Cellular respiration is what cells do to break up sugars to give energy they can use. It is one of the most elegant, majestic, and fascinating metabolic pathways on earth. This happens in all forms of life. Cellular respiration takes in food and uses it to create ATP, a chemical that the cell uses for energy. Organisms that do not depend on oxygen degrade foodstuffs in a process called fermentation.

Usually, this process uses oxygen and is called aerobic respiration. It has four stages known as glycolysis, Link reaction, the Krebs cycle, and the electron transport chain. This produces ATP which supplies the energy that cells need to do work. Carbohydrates, fats, and proteins can all be used as fuels in cellular respiration, but glucose is most commonly used as an example to examine the reactions and pathways involved.

When they don’t get enough oxygen, the cells use anaerobic respiration, which doesn’t require oxygen. However, this process produces lactic acid and is not as efficient as when oxygen is used.

Aerobic respiration, the process that does use oxygen, produces much more energy and doesn’t produce lactic acid. is characteristic of eukaryotic cells when they have sufficient oxygen and most of it takes place in the mitochondria. It also produces carbon dioxide as a waste product, which then enters the circulatory system. The carbon dioxide is taken to the lungs, where it is exchanged for oxygen.

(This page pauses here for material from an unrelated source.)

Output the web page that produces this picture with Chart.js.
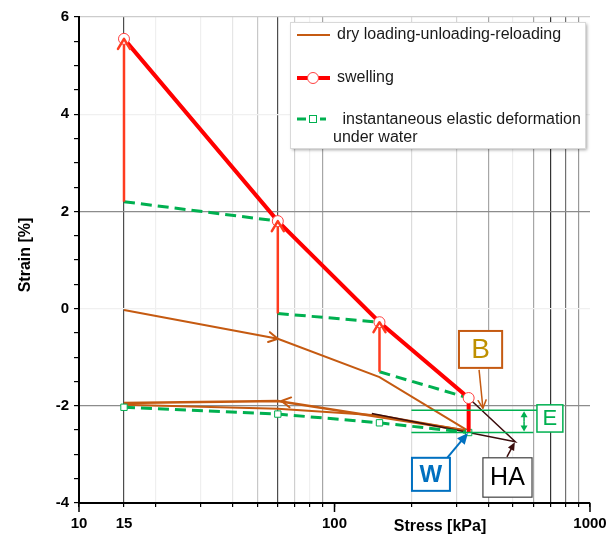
<!DOCTYPE html>
<html>
<head>
<meta charset="utf-8">
<script src="https://cdn.jsdelivr.net/npm/chart.js@4.4.1/dist/chart.umd.min.js"></script>
<style>
  body { margin: 0; background: #fff; }
  #wrap { width: 610px; height: 536px; }
</style>
</head>
<body>
<div id="wrap"><canvas id="chart"></canvas></div>
<script>
// stress levels of the test [kPa]
const stressSteps = [15, 60, 150, 335];

// swelling (red), strain [%] at each stress step
const swellStrain = [5.55, 1.80, -0.28, -1.84];
// swelling at constant stress: strain before -> after
const swellFrom = [2.20, -0.10, -1.30];
const swellTo = [5.55, 1.80, -0.28];
const lastSwellFrom = -2.55;

// instantaneous elastic deformation under water (green dashed)
const elasticUpperStart = [2.20, -0.10, -1.30];
const elasticUpperEnd = [1.80, -0.28, -1.84];
const elasticLowerStrain = [-2.03, -2.17, -2.35, -2.55];

// dry loading - unloading - reloading (brown)
const loadStrain = [-0.03, -0.62, -1.41, -2.52];
const unloadStress = [335, 60, 15];
const unloadStrain = [-2.52, -1.90, -1.94];
const reloadStrain = [-1.98, -2.06, -2.20, -2.52];

// HA path (dark brown)
const haStress = [140, 335, 510, 335];
const haStrain = [-2.16, -2.55, -2.74, -1.84];

// E band
const eStrain = [-2.09, -2.55];

// axis ticks
const xTickValues = [10, 15, 20, 30, 40, 50, 60, 70, 80, 90, 100, 200, 300, 400, 500, 600, 700, 800, 900, 1000];
const xTickLabels = [10, 15, 100, 1000];
const yTickLabels = [-4, -2, 0, 2, 4, 6];

const brown = '#c55a11';
const red = '#ff0000';
const arrowRed = '#ff3b1f';
const green = '#00b050';
const darkBrown = '#3b0d0d';
const font = 'Arial, "Liberation Sans", sans-serif';

const xGrid = {
  15: '#4d4d4d', 20: '#efefef', 30: '#efefef', 40: '#e6e6e6', 50: '#c8c8c8',
  60: '#4d4d4d', 70: '#cfcfcf', 80: '#f0f0f0', 90: '#a6a6a6',
  200: '#dcdcdc', 300: '#d6d6d6', 400: '#a6a6a6', 500: '#ededed', 600: '#a6a6a6',
  700: '#333333', 800: '#707070', 900: '#999999'
};
const yGrid = { 6: '#cccccc', 4: '#f0f0f0', 2: '#8c8c8c', 0: '#f0f0f0', '-2': '#8c8c8c' };

const pts = (xs, ys) => xs.map((v, i) => ({ x: v, y: ys[i] }));

const datasets = [];
// swelling
datasets.push({
  label: 'swelling', data: pts(stressSteps, swellStrain).concat([{ x: 335, y: lastSwellFrom }]),
  borderColor: red, borderWidth: 4, showLine: true,
  pointRadius: [5.5, 5.5, 5.5, 5.5, 0], pointBackgroundColor: '#fff', pointBorderColor: '#ff4040',
  pointBorderWidth: 1, order: 1
});
// swelling at constant stress
swellFrom.forEach((v, i) => {
  datasets.push({
    data: [{ x: stressSteps[i], y: v }, { x: stressSteps[i], y: swellTo[i] }],
    borderColor: arrowRed, borderWidth: 2.5, showLine: true, pointRadius: 0, order: 2
  });
});
// green upper segments
elasticUpperStart.forEach((v, i) => {
  datasets.push({
    data: [{ x: stressSteps[i], y: v }, { x: stressSteps[i + 1], y: elasticUpperEnd[i] }],
    borderColor: green, borderWidth: 3, borderDash: [11, 6], showLine: true, pointRadius: 0, order: 3
  });
});
// green lower with squares
datasets.push({
  data: pts(stressSteps, elasticLowerStrain),
  borderColor: green, borderWidth: 3, borderDash: [11, 6], showLine: true,
  pointStyle: 'rect', pointRadius: 4.5, pointBackgroundColor: '#fff', pointBorderColor: green,
  pointBorderWidth: 1, order: 4
});
// dry paths
datasets.push({ data: pts(stressSteps, loadStrain), borderColor: brown, borderWidth: 2, showLine: true, pointRadius: 0, order: 6 });
datasets.push({ data: pts(unloadStress, unloadStrain), borderColor: brown, borderWidth: 2.5, showLine: true, pointRadius: 0, order: 6 });
datasets.push({ data: pts(stressSteps, reloadStrain), borderColor: brown, borderWidth: 2, showLine: true, pointRadius: 0, order: 6 });
// HA
datasets.push({ data: pts(haStress, haStrain), borderColor: darkBrown, borderWidth: 1.5, showLine: true, pointRadius: 0, order: 5 });

function chevron(ctx, x1, y1, x2, y2, len, half, color, width) {
  const a = Math.atan2(y2 - y1, x2 - x1);
  ctx.save();
  ctx.strokeStyle = color;
  ctx.lineWidth = width;
  ctx.lineCap = 'round';
  ctx.lineJoin = 'round';
  ctx.translate(x2, y2);
  ctx.rotate(a);
  ctx.beginPath();
  ctx.moveTo(-len, -half);
  ctx.lineTo(0, 0);
  ctx.lineTo(-len, half);
  ctx.stroke();
  ctx.restore();
}

function arrowLine(ctx, x1, y1, x2, y2, color, width, len, half) {
  const a = Math.atan2(y2 - y1, x2 - x1);
  ctx.save();
  ctx.strokeStyle = color;
  ctx.fillStyle = color;
  ctx.lineWidth = width;
  ctx.beginPath();
  ctx.moveTo(x1, y1);
  ctx.lineTo(x2 - Math.cos(a) * len * 0.7, y2 - Math.sin(a) * len * 0.7);
  ctx.stroke();
  ctx.translate(x2, y2);
  ctx.rotate(a);
  ctx.beginPath();
  ctx.moveTo(0, 0);
  ctx.lineTo(-len, -half);
  ctx.lineTo(-len, half);
  ctx.closePath();
  ctx.fill();
  ctx.restore();
}

function box(ctx, x1, y1, x2, y2, border, bw, text, color, f) {
  ctx.save();
  ctx.fillStyle = '#fff';
  ctx.fillRect(x1, y1, x2 - x1, y2 - y1);
  ctx.strokeStyle = border;
  ctx.lineWidth = bw;
  ctx.strokeRect(x1, y1, x2 - x1, y2 - y1);
  ctx.fillStyle = color;
  ctx.font = f;
  ctx.textAlign = 'center';
  ctx.textBaseline = 'middle';
  ctx.fillText(text, (x1 + x2) / 2, (y1 + y2) / 2 + 1);
  ctx.restore();
}

const overlay = {
  id: 'overlay',
  afterDatasetsDraw(chart) {
    const { ctx, scales: { x, y } } = chart;
    const px = v => x.getPixelForValue(v);
    const py = v => y.getPixelForValue(v);

    // arrow heads on swelling steps
    swellFrom.forEach((v, i) => {
      const sx = px(stressSteps[i]);
      chevron(ctx, sx, py(v), sx, py(swellTo[i]), 10, 6, arrowRed, 2.5);
    });
    // arrow heads on the dry paths
    chevron(ctx, px(stressSteps[0]), py(loadStrain[0]), px(stressSteps[1]), py(loadStrain[1]), 9, 5, brown, 2);
    chevron(ctx, px(unloadStress[0]), py(unloadStrain[0]), px(62), py(unloadStrain[1]), 9, 5, brown, 2);

    // E band
    ctx.save();
    ctx.strokeStyle = green;
    ctx.lineWidth = 1.5;
    ctx.beginPath();
    ctx.moveTo(px(200), py(eStrain[0])); ctx.lineTo(px(620), py(eStrain[0]));
    ctx.moveTo(px(200), py(eStrain[1])); ctx.lineTo(px(600), py(eStrain[1]));
    ctx.stroke();
    ctx.restore();
    const ex = px(552);
    arrowLine(ctx, ex, py(-2.32), ex, py(eStrain[0]) + 1, green, 1.5, 6, 3.5);
    arrowLine(ctx, ex, py(-2.32), ex, py(eStrain[1]) - 1, green, 1.5, 6, 3.5);
    box(ctx, px(620), py(-1.98), px(783), py(-2.54), green, 1.5, 'E', green, '22px ' + font);

    // B
    box(ctx, px(307), py(-0.46), px(453), py(-1.22), brown, 2, 'B', '#bf9000', '28px ' + font);
    ctx.save();
    ctx.strokeStyle = brown; ctx.lineWidth = 1.5;
    ctx.beginPath(); ctx.moveTo(px(368), py(-1.26)); ctx.lineTo(px(381), py(-2.05)); ctx.stroke();
    ctx.restore();
    chevron(ctx, px(368), py(-1.26), px(381), py(-2.05), 8, 4, brown, 1.5);

    // W
    arrowLine(ctx, px(276), py(-3.07), px(333), py(-2.56), '#0070c0', 2, 11, 5);
    box(ctx, px(201), py(-3.07), px(283), py(-3.75), '#0070c0', 2, 'W', '#0070c0', 'bold 24px ' + font);

    // HA
    arrowLine(ctx, px(473), py(-3.05), px(508), py(-2.75), darkBrown, 1.5, 8, 3.5);
    box(ctx, px(381), py(-3.07), px(593), py(-3.88), '#404040', 1.2, 'HA', '#000', '25px ' + font);

    // legend
    ctx.save();
    ctx.shadowColor = 'rgba(0,0,0,0.35)';
    ctx.shadowOffsetX = 2;
    ctx.shadowOffsetY = 2;
    ctx.shadowBlur = 3;
    ctx.fillStyle = '#fff';
    ctx.fillRect(290, 22, 295, 126);
    ctx.restore();
    ctx.save();
    ctx.strokeStyle = '#d9d9d9';
    ctx.lineWidth = 1;
    ctx.strokeRect(290.5, 22.5, 295, 126);
    ctx.font = '16px ' + font;
    ctx.fillStyle = '#1a1a1a';
    ctx.textBaseline = 'middle';
    ctx.fillText('dry loading-unloading-reloading', 337, 35);
    ctx.fillText('swelling', 337, 78);
    ctx.fillText(' instantaneous elastic deformation', 338, 120);
    ctx.fillText('under water', 333, 138);
    ctx.lineCap = 'butt';
    ctx.strokeStyle = brown; ctx.lineWidth = 2;
    ctx.beginPath(); ctx.moveTo(297, 35); ctx.lineTo(330, 35); ctx.stroke();
    ctx.strokeStyle = red; ctx.lineWidth = 4;
    ctx.beginPath(); ctx.moveTo(297, 78); ctx.lineTo(330, 78); ctx.stroke();
    ctx.fillStyle = '#fff'; ctx.strokeStyle = '#ff4040'; ctx.lineWidth = 1;
    ctx.beginPath(); ctx.arc(313, 78, 5.5, 0, Math.PI * 2); ctx.fill(); ctx.stroke();
    ctx.strokeStyle = green; ctx.lineWidth = 3;
    ctx.beginPath(); ctx.moveTo(297, 119); ctx.lineTo(306, 119); ctx.moveTo(320, 119); ctx.lineTo(326, 119); ctx.stroke();
    ctx.lineWidth = 1;
    ctx.fillStyle = '#fff';
    ctx.fillRect(309, 115.5, 7, 7);
    ctx.strokeRect(309.5, 115.5, 7, 7);
    ctx.restore();
  },
  afterDraw(chart) {
    const { ctx, scales: { x, y } } = chart;
    ctx.save();
    // long ticks at decades
    ctx.strokeStyle = '#000';
    ctx.lineWidth = 1.5;
    [10, 100, 1000].forEach(v => {
      const p = x.getPixelForValue(v);
      ctx.beginPath(); ctx.moveTo(p, y.bottom); ctx.lineTo(p, y.bottom + 9); ctx.stroke();
    });
    ctx.fillStyle = '#000';
    ctx.font = 'bold 16px ' + font;
    ctx.textAlign = 'center';
    ctx.textBaseline = 'middle';
    ctx.fillText('Stress [kPa]', 440, 527);
    ctx.translate(26, 255);
    ctx.rotate(-Math.PI / 2);
    ctx.fillText('Strain [%]', 0, 0);
    ctx.restore();
  }
};

new Chart(document.getElementById('chart'), {
  type: 'scatter',
  data: { datasets },
  options: {
    responsive: true,
    maintainAspectRatio: false,
    animation: false,
    layout: { padding: { top: 17, right: 20, left: 0, bottom: 0 } },
    plugins: { legend: { display: false }, tooltip: { enabled: false } },
    scales: {
      x: {
        type: 'logarithmic',
        min: 10, max: 1000,
        afterBuildTicks: s => { s.ticks = xTickValues.map(v => ({ value: v })); },
        afterFit: s => { s.height = 33; s.paddingRight = 0; s.paddingLeft = 0; },
        border: { color: '#000', width: 2 },
        grid: {
          color: c => xGrid[c.tick.value] || 'rgba(0,0,0,0)',
          tickColor: '#000', tickLength: 4, lineWidth: 1.2
        },
        ticks: {
          autoSkip: false, maxRotation: 0, padding: 8,
          color: '#000', font: { family: font, size: 15, weight: 'bold' },
          callback: v => xTickLabels.includes(v) ? String(v) : ''
        }
      },
      y: {
        min: -4, max: 6,
        afterFit: s => { s.width = 79; },
        border: { color: '#000', width: 2 },
        grid: {
          color: c => yGrid[c.tick.value] || 'rgba(0,0,0,0)',
          tickColor: '#000', tickLength: 5, lineWidth: 1.2
        },
        ticks: {
          stepSize: 0.5, autoSkip: false, padding: 5,
          color: '#000', font: { family: font, size: 15, weight: 'bold' },
          callback: v => yTickLabels.includes(v) ? String(v) : ''
        }
      }
    }
  },
  plugins: [overlay]
});
</script>
</body>
</html>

The simplified formula for aerobic cellular respiration is:

C6H12O6 + 6O2 → 6CO2 + 6H2O + Energy (as ATP)The word equation for this is:

Glucose (sugar) + Oxygen → Carbon dioxide + Water + Energy (as ATP)Aerobic cellular respiration has four stages. Each is important, and could not happen without the one before it. The steps of aerobic cellular respiration are:

  • Glycolysis (the break down of glucose) – This step happens in the cytoplasm.
  • Link reaction – Pyruvic Acid is shuttled into the mitochondria, where it is conveyed to a molecule called Acetyl CoA for further breakdown.
  • Krebs cycle – occurs in the mitochondrial matrix, the liquid-y part of the mitochondria.
  • Electron transport chain, or ETC – Occurs in the christie of the mitochondria, the folded membranes inside the chloroplast.